* _PROVIDED DATA_:
----------------

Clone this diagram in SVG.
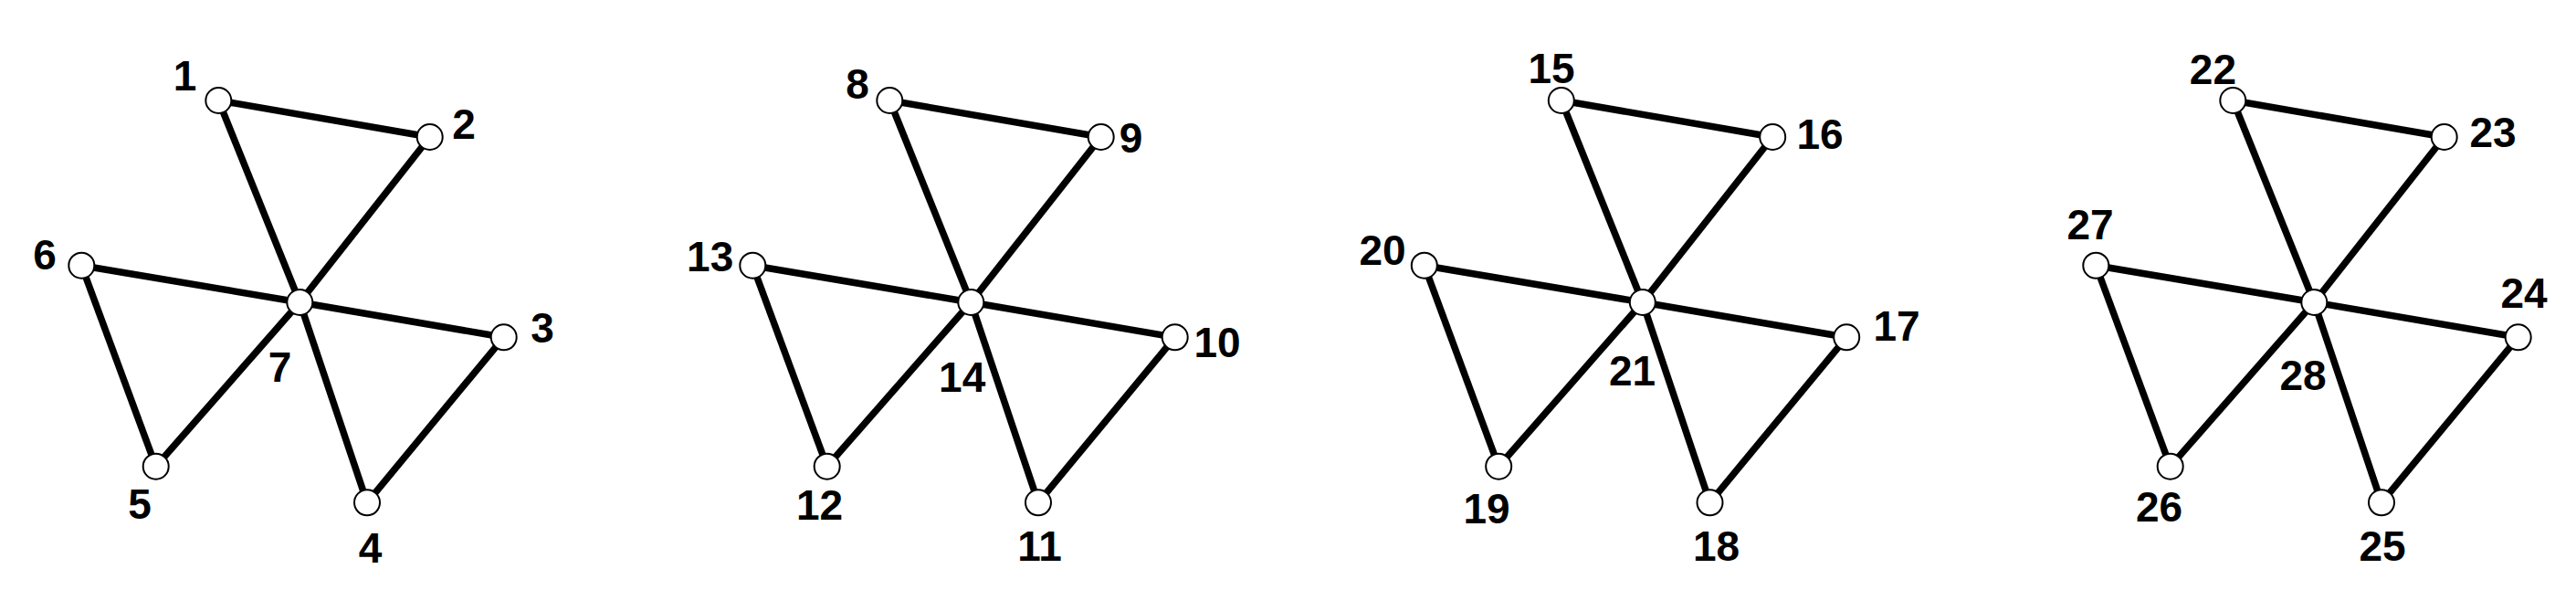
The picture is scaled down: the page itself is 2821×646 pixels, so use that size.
<svg xmlns="http://www.w3.org/2000/svg" width="2821" height="646" viewBox="0 0 2821 646">
<style>
.e{stroke:#000;stroke-width:7.5;stroke-linecap:butt;fill:none}
.n circle{fill:#fff;stroke:#000;stroke-width:2}
.n text{font-family:"Liberation Sans",Arial,sans-serif;font-weight:bold;font-size:46px;fill:#000;text-anchor:middle}
</style>
<rect width="2821" height="646" fill="#fff"/>
<g id="connectors">
<!-- figure 1 -->
<line class="e" x1="239.3" y1="110" x2="470.7" y2="150"/>
<line class="e" x1="239.3" y1="110" x2="328.3" y2="331"/>
<line class="e" x1="470.7" y1="150" x2="328.3" y2="331"/>
<line class="e" x1="89.3" y1="290.7" x2="328.3" y2="331"/>
<line class="e" x1="328.3" y1="331" x2="551.7" y2="369.3"/>
<line class="e" x1="89.3" y1="290.7" x2="170.7" y2="510.7"/>
<line class="e" x1="170.7" y1="510.7" x2="328.3" y2="331"/>
<line class="e" x1="328.3" y1="331" x2="402" y2="550.3"/>
<line class="e" x1="551.7" y1="369.3" x2="402" y2="550.3"/>
<!-- figure 2 -->
<line class="e" x1="974.3" y1="110" x2="1205.7" y2="150"/>
<line class="e" x1="974.3" y1="110" x2="1063.3" y2="331"/>
<line class="e" x1="1205.7" y1="150" x2="1063.3" y2="331"/>
<line class="e" x1="824.3" y1="290.7" x2="1063.3" y2="331"/>
<line class="e" x1="1063.3" y1="331" x2="1286.7" y2="369.3"/>
<line class="e" x1="824.3" y1="290.7" x2="905.7" y2="510.7"/>
<line class="e" x1="905.7" y1="510.7" x2="1063.3" y2="331"/>
<line class="e" x1="1063.3" y1="331" x2="1137" y2="550.3"/>
<line class="e" x1="1286.7" y1="369.3" x2="1137" y2="550.3"/>
<!-- figure 3 -->
<line class="e" x1="1709.8" y1="110" x2="1941.2" y2="150"/>
<line class="e" x1="1709.8" y1="110" x2="1798.8" y2="331"/>
<line class="e" x1="1941.2" y1="150" x2="1798.8" y2="331"/>
<line class="e" x1="1559.8" y1="290.7" x2="1798.8" y2="331"/>
<line class="e" x1="1798.8" y1="331" x2="2022.2" y2="369.3"/>
<line class="e" x1="1559.8" y1="290.7" x2="1641.2" y2="510.7"/>
<line class="e" x1="1641.2" y1="510.7" x2="1798.8" y2="331"/>
<line class="e" x1="1798.8" y1="331" x2="1872.5" y2="550.3"/>
<line class="e" x1="2022.2" y1="369.3" x2="1872.5" y2="550.3"/>
<!-- figure 4 -->
<line class="e" x1="2445.3" y1="110" x2="2676.7" y2="150"/>
<line class="e" x1="2445.3" y1="110" x2="2534.3" y2="331"/>
<line class="e" x1="2676.7" y1="150" x2="2534.3" y2="331"/>
<line class="e" x1="2295.3" y1="290.7" x2="2534.3" y2="331"/>
<line class="e" x1="2534.3" y1="331" x2="2757.7" y2="369.3"/>
<line class="e" x1="2295.3" y1="290.7" x2="2376.7" y2="510.7"/>
<line class="e" x1="2376.7" y1="510.7" x2="2534.3" y2="331"/>
<line class="e" x1="2534.3" y1="331" x2="2608" y2="550.3"/>
<line class="e" x1="2757.7" y1="369.3" x2="2608" y2="550.3"/>
</g>
<g id="n1" class="n"><circle cx="239.3" cy="110" r="14"/><text x="202.5" y="99">1</text></g>
<g id="n2" class="n"><circle cx="470.7" cy="150" r="14"/><text x="508" y="152">2</text></g>
<g id="n3" class="n"><circle cx="551.7" cy="369.3" r="14"/><text x="594" y="375">3</text></g>
<g id="n4" class="n"><circle cx="402" cy="550.3" r="14"/><text x="405.5" y="616">4</text></g>
<g id="n5" class="n"><circle cx="170.7" cy="510.7" r="14"/><text x="153" y="568">5</text></g>
<g id="n6" class="n"><circle cx="89.3" cy="290.7" r="14"/><text x="49" y="295">6</text></g>
<g id="n7" class="n"><circle cx="328.3" cy="331" r="14"/><text x="306.5" y="418">7</text></g>

<g id="n8" class="n"><circle cx="974.3" cy="110" r="14"/><text x="939" y="108">8</text></g>
<g id="n9" class="n"><circle cx="1205.7" cy="150" r="14"/><text x="1238.6" y="167">9</text></g>
<g id="n10" class="n"><circle cx="1286.7" cy="369.3" r="14"/><text x="1333" y="391">10</text></g>
<g id="n11" class="n"><circle cx="1137" cy="550.3" r="14"/><text x="1138.5" y="614">11</text></g>
<g id="n12" class="n"><circle cx="905.7" cy="510.7" r="14"/><text x="897.5" y="569">12</text></g>
<g id="n13" class="n"><circle cx="824.3" cy="290.7" r="14"/><text x="777.7" y="297">13</text></g>
<g id="n14" class="n"><circle cx="1063.3" cy="331" r="14"/><text x="1053.7" y="429">14</text></g>

<g id="n15" class="n"><circle cx="1709.8" cy="110" r="14"/><text x="1699" y="91">15</text></g>
<g id="n16" class="n"><circle cx="1941.2" cy="150" r="14"/><text x="1993" y="163">16</text></g>
<g id="n17" class="n"><circle cx="2022.2" cy="369.3" r="14"/><text x="2077" y="373">17</text></g>
<g id="n18" class="n"><circle cx="1872.5" cy="550.3" r="14"/><text x="1879.5" y="614">18</text></g>
<g id="n19" class="n"><circle cx="1641.2" cy="510.7" r="14"/><text x="1628" y="573">19</text></g>
<g id="n20" class="n"><circle cx="1559.8" cy="290.7" r="14"/><text x="1514" y="290">20</text></g>
<g id="n21" class="n"><circle cx="1798.8" cy="331" r="14"/><text x="1787.5" y="422">21</text></g>

<g id="n22" class="n"><circle cx="2445.3" cy="110" r="14"/><text x="2423.4" y="92">22</text></g>
<g id="n23" class="n"><circle cx="2676.7" cy="150" r="14"/><text x="2730" y="161">23</text></g>
<g id="n24" class="n"><circle cx="2757.7" cy="369.3" r="14"/><text x="2764" y="337">24</text></g>
<g id="n25" class="n"><circle cx="2608" cy="550.3" r="14"/><text x="2609" y="614">25</text></g>
<g id="n26" class="n"><circle cx="2376.7" cy="510.7" r="14"/><text x="2364.6" y="571">26</text></g>
<g id="n27" class="n"><circle cx="2295.3" cy="290.7" r="14"/><text x="2289" y="262">27</text></g>
<g id="n28" class="n"><circle cx="2534.3" cy="331" r="14"/><text x="2522" y="427">28</text></g>
</svg>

----------------

* _TASK DIRECTIONS_:
Give the material again exactly as it is, but keep the pictures out.

* _ANSWER TO THE PROBLEM_:
Clone this diagram in SVG.
The picture is scaled down: the page itself is 2821×646 pixels, so use that size.
<svg xmlns="http://www.w3.org/2000/svg" width="2821" height="646" viewBox="0 0 2821 646">
<style>
.e{stroke:#000;stroke-width:7.5;stroke-linecap:butt;fill:none}
.n circle{fill:#fff;stroke:#000;stroke-width:2}
.n text{font-family:"Liberation Sans",Arial,sans-serif;font-weight:bold;font-size:46px;fill:#000;text-anchor:middle}
</style>
<rect width="2821" height="646" fill="#fff"/>
<g id="connectors">
<!-- figure 1 -->
<line class="e" x1="239.3" y1="110" x2="470.7" y2="150"/>
<line class="e" x1="239.3" y1="110" x2="328.3" y2="331"/>
<line class="e" x1="470.7" y1="150" x2="328.3" y2="331"/>
<line class="e" x1="89.3" y1="290.7" x2="328.3" y2="331"/>
<line class="e" x1="328.3" y1="331" x2="551.7" y2="369.3"/>
<line class="e" x1="89.3" y1="290.7" x2="170.7" y2="510.7"/>
<line class="e" x1="170.7" y1="510.7" x2="328.3" y2="331"/>
<line class="e" x1="328.3" y1="331" x2="402" y2="550.3"/>
<line class="e" x1="551.7" y1="369.3" x2="402" y2="550.3"/>
<!-- figure 2 -->
<line class="e" x1="974.3" y1="110" x2="1205.7" y2="150"/>
<line class="e" x1="974.3" y1="110" x2="1063.3" y2="331"/>
<line class="e" x1="1205.7" y1="150" x2="1063.3" y2="331"/>
<line class="e" x1="824.3" y1="290.7" x2="1063.3" y2="331"/>
<line class="e" x1="1063.3" y1="331" x2="1286.7" y2="369.3"/>
<line class="e" x1="824.3" y1="290.7" x2="905.7" y2="510.7"/>
<line class="e" x1="905.7" y1="510.7" x2="1063.3" y2="331"/>
<line class="e" x1="1063.3" y1="331" x2="1137" y2="550.3"/>
<line class="e" x1="1286.7" y1="369.3" x2="1137" y2="550.3"/>
<!-- figure 3 -->
<line class="e" x1="1709.8" y1="110" x2="1941.2" y2="150"/>
<line class="e" x1="1709.8" y1="110" x2="1798.8" y2="331"/>
<line class="e" x1="1941.2" y1="150" x2="1798.8" y2="331"/>
<line class="e" x1="1559.8" y1="290.7" x2="1798.8" y2="331"/>
<line class="e" x1="1798.8" y1="331" x2="2022.2" y2="369.3"/>
<line class="e" x1="1559.8" y1="290.7" x2="1641.2" y2="510.7"/>
<line class="e" x1="1641.2" y1="510.7" x2="1798.8" y2="331"/>
<line class="e" x1="1798.8" y1="331" x2="1872.5" y2="550.3"/>
<line class="e" x1="2022.2" y1="369.3" x2="1872.5" y2="550.3"/>
<!-- figure 4 -->
<line class="e" x1="2445.3" y1="110" x2="2676.7" y2="150"/>
<line class="e" x1="2445.3" y1="110" x2="2534.3" y2="331"/>
<line class="e" x1="2676.7" y1="150" x2="2534.3" y2="331"/>
<line class="e" x1="2295.3" y1="290.7" x2="2534.3" y2="331"/>
<line class="e" x1="2534.3" y1="331" x2="2757.7" y2="369.3"/>
<line class="e" x1="2295.3" y1="290.7" x2="2376.7" y2="510.7"/>
<line class="e" x1="2376.7" y1="510.7" x2="2534.3" y2="331"/>
<line class="e" x1="2534.3" y1="331" x2="2608" y2="550.3"/>
<line class="e" x1="2757.7" y1="369.3" x2="2608" y2="550.3"/>
</g>
<g id="n1" class="n"><circle cx="239.3" cy="110" r="14"/><text x="202.5" y="99">1</text></g>
<g id="n2" class="n"><circle cx="470.7" cy="150" r="14"/><text x="508" y="152">2</text></g>
<g id="n3" class="n"><circle cx="551.7" cy="369.3" r="14"/><text x="594" y="375">3</text></g>
<g id="n4" class="n"><circle cx="402" cy="550.3" r="14"/><text x="405.5" y="616">4</text></g>
<g id="n5" class="n"><circle cx="170.7" cy="510.7" r="14"/><text x="153" y="568">5</text></g>
<g id="n6" class="n"><circle cx="89.3" cy="290.7" r="14"/><text x="49" y="295">6</text></g>
<g id="n7" class="n"><circle cx="328.3" cy="331" r="14"/><text x="306.5" y="418">7</text></g>

<g id="n8" class="n"><circle cx="974.3" cy="110" r="14"/><text x="939" y="108">8</text></g>
<g id="n9" class="n"><circle cx="1205.7" cy="150" r="14"/><text x="1238.6" y="167">9</text></g>
<g id="n10" class="n"><circle cx="1286.7" cy="369.3" r="14"/><text x="1333" y="391">10</text></g>
<g id="n11" class="n"><circle cx="1137" cy="550.3" r="14"/><text x="1138.5" y="614">11</text></g>
<g id="n12" class="n"><circle cx="905.7" cy="510.7" r="14"/><text x="897.5" y="569">12</text></g>
<g id="n13" class="n"><circle cx="824.3" cy="290.7" r="14"/><text x="777.7" y="297">13</text></g>
<g id="n14" class="n"><circle cx="1063.3" cy="331" r="14"/><text x="1053.7" y="429">14</text></g>

<g id="n15" class="n"><circle cx="1709.8" cy="110" r="14"/><text x="1699" y="91">15</text></g>
<g id="n16" class="n"><circle cx="1941.2" cy="150" r="14"/><text x="1993" y="163">16</text></g>
<g id="n17" class="n"><circle cx="2022.2" cy="369.3" r="14"/><text x="2077" y="373">17</text></g>
<g id="n18" class="n"><circle cx="1872.5" cy="550.3" r="14"/><text x="1879.5" y="614">18</text></g>
<g id="n19" class="n"><circle cx="1641.2" cy="510.7" r="14"/><text x="1628" y="573">19</text></g>
<g id="n20" class="n"><circle cx="1559.8" cy="290.7" r="14"/><text x="1514" y="290">20</text></g>
<g id="n21" class="n"><circle cx="1798.8" cy="331" r="14"/><text x="1787.5" y="422">21</text></g>

<g id="n22" class="n"><circle cx="2445.3" cy="110" r="14"/><text x="2423.4" y="92">22</text></g>
<g id="n23" class="n"><circle cx="2676.7" cy="150" r="14"/><text x="2730" y="161">23</text></g>
<g id="n24" class="n"><circle cx="2757.7" cy="369.3" r="14"/><text x="2764" y="337">24</text></g>
<g id="n25" class="n"><circle cx="2608" cy="550.3" r="14"/><text x="2609" y="614">25</text></g>
<g id="n26" class="n"><circle cx="2376.7" cy="510.7" r="14"/><text x="2364.6" y="571">26</text></g>
<g id="n27" class="n"><circle cx="2295.3" cy="290.7" r="14"/><text x="2289" y="262">27</text></g>
<g id="n28" class="n"><circle cx="2534.3" cy="331" r="14"/><text x="2522" y="427">28</text></g>
</svg>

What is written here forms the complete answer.